I realized very shortly after receiving the brace that the car was going to need a new UICP. The routing of the OEM UICP routes quite a bit upward before going back down towards the intake manifold. Because of the wider front of the new strut tower brace, it would make contact if left in place. I was not happy about having to do this, after already having a failed attempt with STM’s UICP (and intake) kits. The STM’s UICP ended up too long (landing past the intake manifold) and the idea was ultimately discarded. No power gains are expected – maybe a slightly quicker spool. Everything will be routed and connected like stock, with the stock bypass valve.

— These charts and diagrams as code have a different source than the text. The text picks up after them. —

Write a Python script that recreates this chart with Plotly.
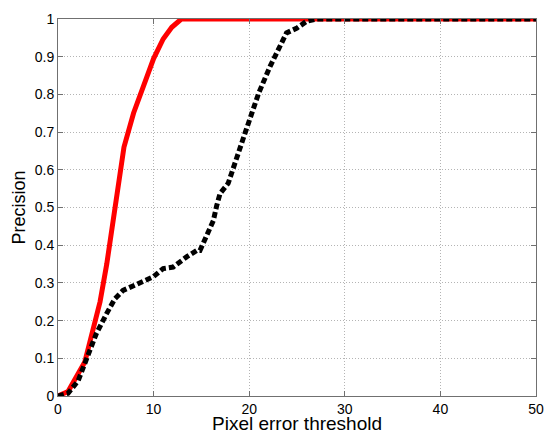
import plotly.graph_objects as go

# Red curve (solid)
red_x = [0, 1.05, 2.8, 4.4, 5.1, 5.8, 6.9, 7.9, 8.9, 10.0, 11.0, 11.9, 12.9, 14, 20, 30, 40, 50]
red_y = [0, 0.012, 0.09, 0.25, 0.35, 0.47, 0.66, 0.75, 0.82, 0.895, 0.947, 0.978, 1.0, 1.0, 1.0, 1.0, 1.0, 1.0]

# Black curve (dashed)
blk_x = [0, 1.05, 2.1, 3.1, 4.0, 5.07, 5.95, 6.8, 7.86, 9.27, 9.96, 11.0, 12.05, 13.45, 14.5, 14.85,
         15.55, 16.25, 16.6, 16.95, 17.8, 18.35, 18.87, 19.6, 20.1, 21.0, 22.2, 22.9, 23.9, 25.0, 26.0,
         27.1, 30, 40, 50]
blk_y = [0, 0.007, 0.04, 0.103, 0.165, 0.218, 0.258, 0.28, 0.293, 0.307, 0.316, 0.338, 0.342, 0.369,
         0.386, 0.386, 0.422, 0.465, 0.505, 0.537, 0.564, 0.608, 0.652, 0.70, 0.737, 0.804, 0.875,
         0.91, 0.963, 0.976, 0.994, 1.0, 1.0, 1.0, 1.0]

x_ticks = [0, 10, 20, 30, 40, 50]
y_ticks = [0, 0.1, 0.2, 0.3, 0.4, 0.5, 0.6, 0.7, 0.8, 0.9, 1]
y_tick_text = ["0", "0.1", "0.2", "0.3", "0.4", "0.5", "0.6", "0.7", "0.8", "0.9", "1"]
x_title = "Pixel error threshold"
y_title = "Precision"

FONT = "Liberation Sans, Arial, sans-serif"

fig = go.Figure()
fig.add_trace(go.Scatter(x=red_x, y=red_y, mode="lines",
                         line=dict(color="#ff0000", width=5),
                         showlegend=False))
fig.add_trace(go.Scatter(x=blk_x, y=blk_y, mode="lines",
                         line=dict(color="black", width=5, dash="6px,3px"),
                         showlegend=False))

axis_common = dict(
    showline=True, linecolor="#707070", linewidth=1, mirror="ticks",
    ticks="inside", ticklen=5, tickcolor="#707070",
    showgrid=True, gridcolor="#b4b4b4", griddash="1px,2px", gridwidth=1,
    zeroline=False, automargin=False,
    tickfont=dict(family=FONT, size=14, color="black"),
)

fig.update_layout(
    width=546, height=434,
    margin=dict(l=58, r=10, t=19, b=38),
    paper_bgcolor="white", plot_bgcolor="white",
    xaxis=dict(range=[0, 50], tickvals=x_ticks, ticklabelstandoff=0, **axis_common),
    yaxis=dict(range=[0, 1], tickvals=y_ticks, ticktext=y_tick_text,
               title=dict(text=y_title, standoff=4,
                          font=dict(family=FONT, size=18, color="black")),
               **axis_common),
    annotations=[dict(text=x_title, xref="paper", yref="paper", x=0.5, y=0,
                      xanchor="center", yanchor="top", yshift=-16, showarrow=False,
                      borderpad=0, font=dict(family=FONT, size=19, color="black"))],
)

fig.write_html("out.html")
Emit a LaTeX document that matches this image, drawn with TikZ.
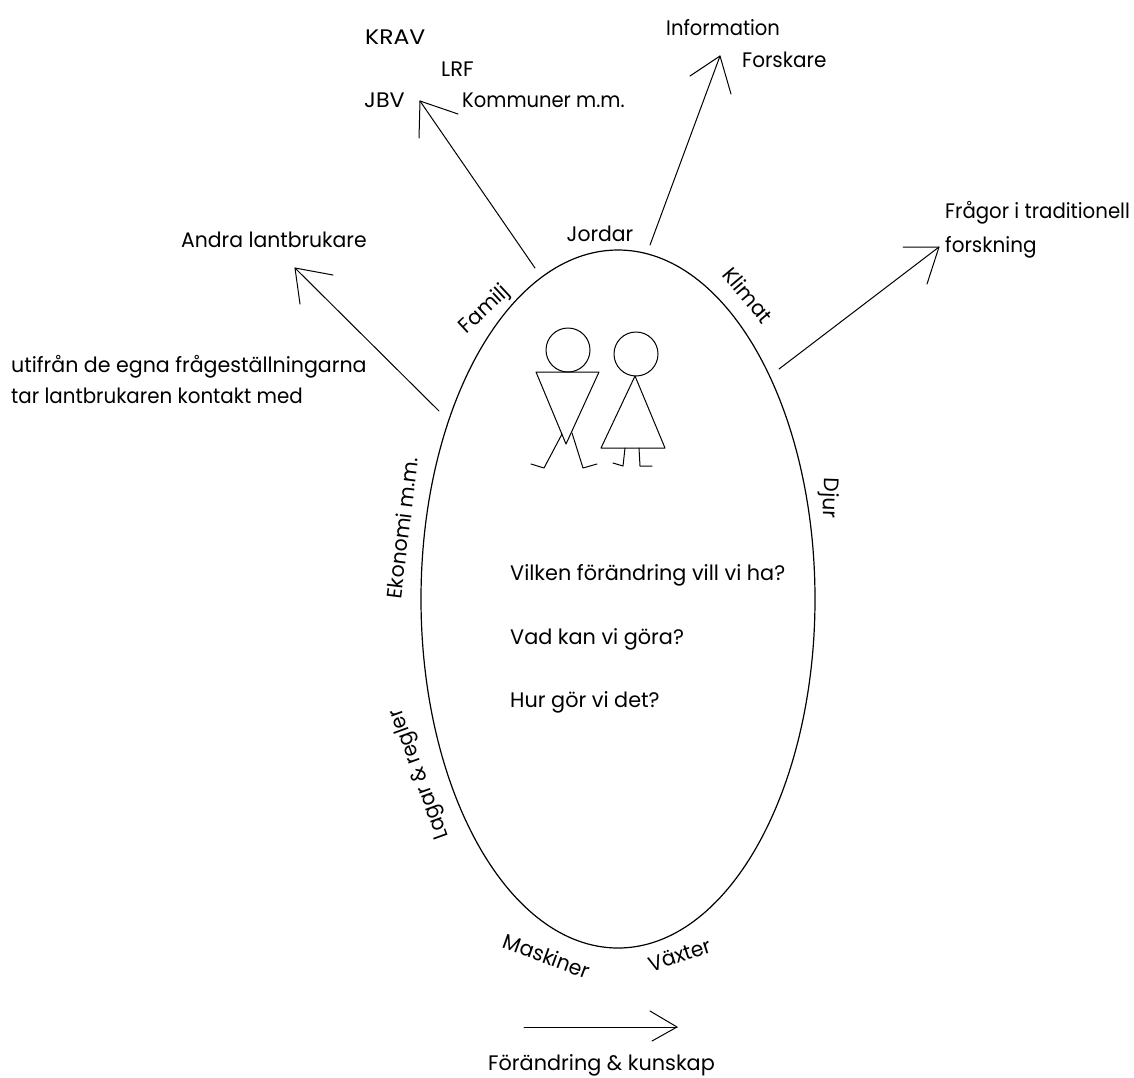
\documentclass[tikz,border=0pt]{standalone}
\usepackage{fontspec}
\usepackage{graphicx}
\usetikzlibrary{shapes.geometric}
\setmainfont{Poppins}
\newcommand{\sqz}[2]{\scalebox{#1}[1]{#2}}
\tikzset{
  ln/.style={draw=black,line width=1pt,line cap=round,line join=round},
  lbl/.style={inner sep=0pt,anchor=base west,font=\fontsize{21}{25}\selectfont},
  rlbl/.style={inner sep=0pt,anchor=center,font=\fontsize{21}{25}\selectfont},
}
\begin{document}
\begin{tikzpicture}[x=1pt,y=-1pt]
\useasboundingbox (0,0) rectangle (1134,1077);
\node[draw=black,line width=1.2pt,ellipse,minimum width=394pt,minimum height=698pt,inner sep=0pt] (oval) at (618,599) {};
% people
\node[ln,circle,minimum size=44pt,inner sep=0pt] (headA) at (568,350) {};
\node[ln,circle,minimum size=44pt,inner sep=0pt] (headB) at (636,354) {};
\draw[ln] (536,372) -- (599,372) -- (566,444) -- cycle;
\draw[ln] (562,434) -- (544,468) -- (531,464);
\draw[ln] (572,433) -- (583,468) -- (597,464);
\draw[ln] (635,376) -- (601,448) -- (665,448) -- cycle;
\draw[ln] (625,448) -- (623,466) -- (613,463);
\draw[ln] (639,448) -- (640,466) -- (652,466);
% arrows
\coordinate (a1s) at (439,411); \coordinate (a1t) at (295,268);
\coordinate (a2s) at (535,268); \coordinate (a2t) at (420,101);
\coordinate (a3s) at (650,245); \coordinate (a3t) at (720,56);
\coordinate (a4s) at (779,369); \coordinate (a4t) at (939,247);
\coordinate (a5s) at (524,1027); \coordinate (a5t) at (677,1027);
\draw[ln] (a1s) -- (a1t); \draw[ln] (333,275) -- (a1t) -- (300,304);
\draw[ln] (a2s) -- (a2t); \draw[ln] (458,114) -- (a2t) -- (419,138);
\draw[ln] (a3s) -- (a3t); \draw[ln] (690,76) -- (a3t) -- (731,94);
\draw[ln] (a4s) -- (a4t); \draw[ln] (903,247) -- (a4t) -- (927,284);
\draw[ln] (a5s) -- (a5t); \draw[ln] (650,1011) -- (a5t) -- (652,1041);
% text
\node[lbl] (t1) at (365,44) {\sqz{1.12}{KRAV}};
\node[lbl] (t2) at (441,76) {LRF};
\node[lbl] (t3) at (364,107) {\sqz{1.06}{JBV}};
\node[lbl] (t4) at (462,107) {\sqz{.93}{Kommuner m.m.}};
\node[lbl] (t5) at (666,35) {\sqz{.93}{Information}};
\node[lbl] (t6) at (742,67) {\sqz{.95}{Forskare}};
\node[lbl] (t7) at (945,218) {\sqz{.94}{Frågor i traditionell}};
\node[lbl] (t8) at (945,252) {\sqz{.95}{forskning}};
\node[lbl] (t9) at (181,247) {\sqz{.97}{Andra lantbrukare}};
\node[lbl] (t10) at (11,372) {\sqz{.98}{utifrån de egna frågeställningarna}};
\node[lbl] (t11) at (11,403) {\sqz{.945}{tar lantbrukaren kontakt med}};
\node[lbl] (t12) at (510,580) {\sqz{.99}{Vilken förändring vill vi ha?}};
\node[lbl] (t13) at (510,644) {\sqz{.99}{Vad kan vi göra?}};
\node[lbl] (t14) at (510,707) {\sqz{.99}{Hur gör vi det?}};
\node[lbl] (t15) at (488,1070) {\sqz{.99}{Förändring \& kunskap}};
\node[rlbl] (r1) at (600,234) {\sqz{.97}{Jordar}};
\node[rlbl,rotate=43] (r2) at (485,310) {\sqz{.97}{Familj}};
\node[rlbl,rotate=-50] (r3) at (748,295) {\sqz{.97}{Klimat}};
\node[rlbl,rotate=-92] (r4) at (829,498) {\sqz{.97}{Djur}};
\node[rlbl,rotate=83] (r5) at (402,528) {\sqz{.97}{Ekonomi m.m.}};
\node[rlbl,rotate=110] (r6) at (420,774) {\sqz{.93}{Lagar \& regler}};
\node[rlbl,rotate=-20] (r7) at (547,956) {\sqz{.97}{Maskiner}};
\node[rlbl,rotate=18] (r8) at (680,955) {\sqz{.97}{Växter}};
\end{tikzpicture}
\end{document}
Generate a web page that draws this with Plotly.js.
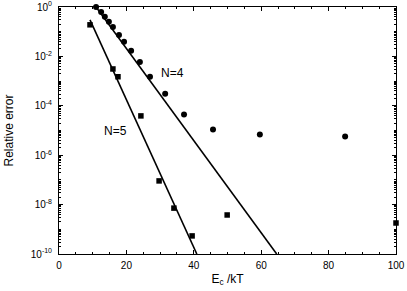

This go around, I went with JMFab’s aluminum piping. This did have the correct (i.e., ETS-style) lower portion of the UICP, which the Blitz fits perfectly. The pipe comes up and out straight onto the next portion, which connects to the throttle body & the bov. It routes under the intake tube, rather than over. It ditches one additional connection of rubber that the stock had, which is actually heavier than the aluminum. As I did with stock, I wrapped the whole pipe in wrap of temp reflective tape, since this is cooler air coming straight out of the interooler and into the intake manifold. Though I did purchase a turbo intake tube, I opted not to use it for now, after reading about some potential issues caused by anything other than the stock rubber intake. Based on these slim materials, which replaced the rubber + aluminum mix of the UICP and the altogether shorter routing, I’m estimating about 3 lbs of weight savings, for a net of say of 5lbs even additional off the front.